One Thing You Can Do Today
Pull your current component inventory for your three most externally facing services and check it against the last 30 days of CVE disclosures for the frameworks and libraries those services depend on.
If that check takes more than 30 minutes, that is your gap. Not theoretically. Operationally.
The Marimo window was nine hours and 41 minutes. Your inventory process needs to fit inside that window, with time left over to actually respond.
The Collective Output Has Changed the Rules
Individual maintainers are not doing anything wrong. Publishing detailed advisories is the right behavior for the software ecosystem. The problem is the collective output in an environment where advisory text compiles into working exploits faster than most organizations can confirm exposure.
Defenders are operating as if the rules of 2019 still apply.

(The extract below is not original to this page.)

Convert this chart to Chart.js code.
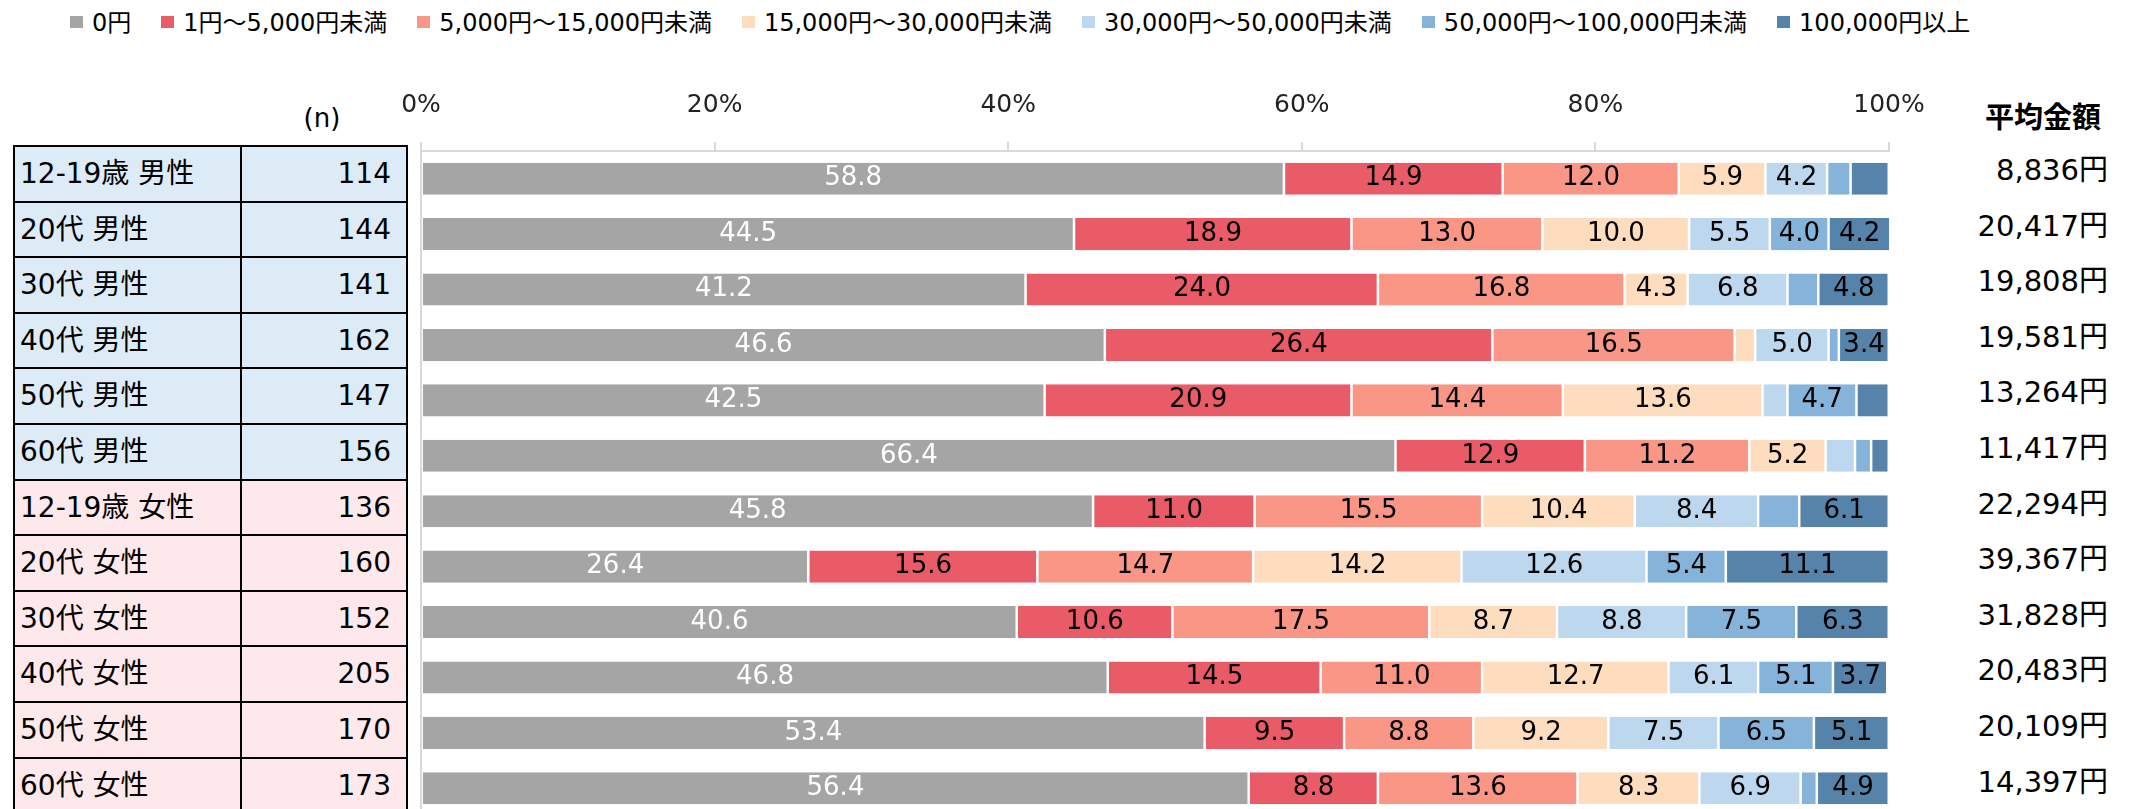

They do not. The intelligence advantage that attackers have always had is being amplified by tooling that turns public disclosures into operational weapons in hours, not weeks.
The answer is not less transparency from maintainers. The answer is faster confirmation from defenders. That requires knowing exactly what you are running, all the time, not when you think to check.
Conclusion: Inventory is the Leverage Point
The zero-day-to-n-day collapse is not a prediction. It is the current operating environment. CVE-2026-39987 is one data point. Langflow is another. The pattern is clear and the tooling accelerating it is only becoming more accessible.
Response processes built around the assumption that defenders have days to assess exposure before exploitation begins are no longer fit for purpose. The question is not whether your team can patch fast. The question is whether your team can confirm exposure fast.
That is an inventory and visibility problem, and it is solvable.